Our core EMD funds already have the flexibility to trade in China through either RQFII or CIBM direct. However, given the increased flexibility of CHKBC we can use this method for any future funds or segregated portfolios which have not yet had access to the Chinese bond market.

 

 

Important information

Past performance is not a reliable indicator of future results and all investments carry the risk of capital loss.

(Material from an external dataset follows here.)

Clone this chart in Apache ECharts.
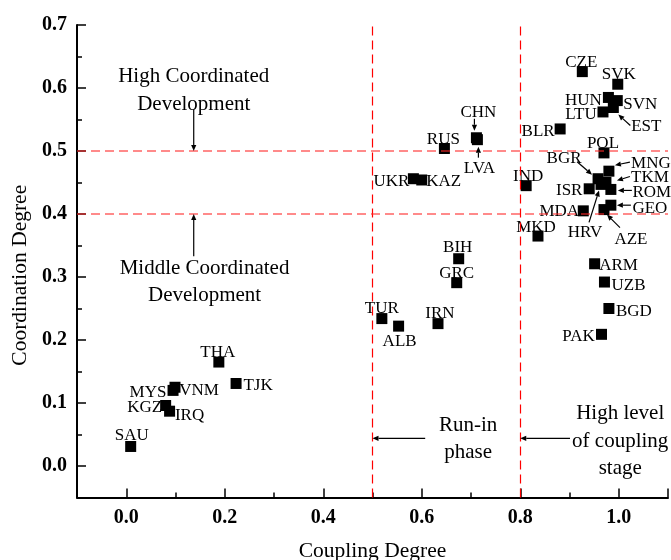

This material is for informational purposes only and should not be construed as an offer, or solicitation of an offer, to buy or sell securities. All of the views expressed about the markets, securities or companies reflect the personal views of the individual fund manager (or team) named. While opinions stated are honestly held, they are not guarantees and should not be relied on. Investec Asset Management in the normal course of its activities as an international investment manager may already hold or intend to purchase or sell the stocks mentioned on behalf of its clients. The information or opinions provided should not be taken as specific advice on the merits of any investment decision. This content may contains statements about expected or anticipated future events and financial results that are forward-looking in nature and, as a result, are subject to certain risks and uncertainties, such as general economic, market and business conditions, new legislation and regulatory actions, competitive and general economic factors and conditions and the occurrence of unexpected events. Actual results may differ materially from those stated herein.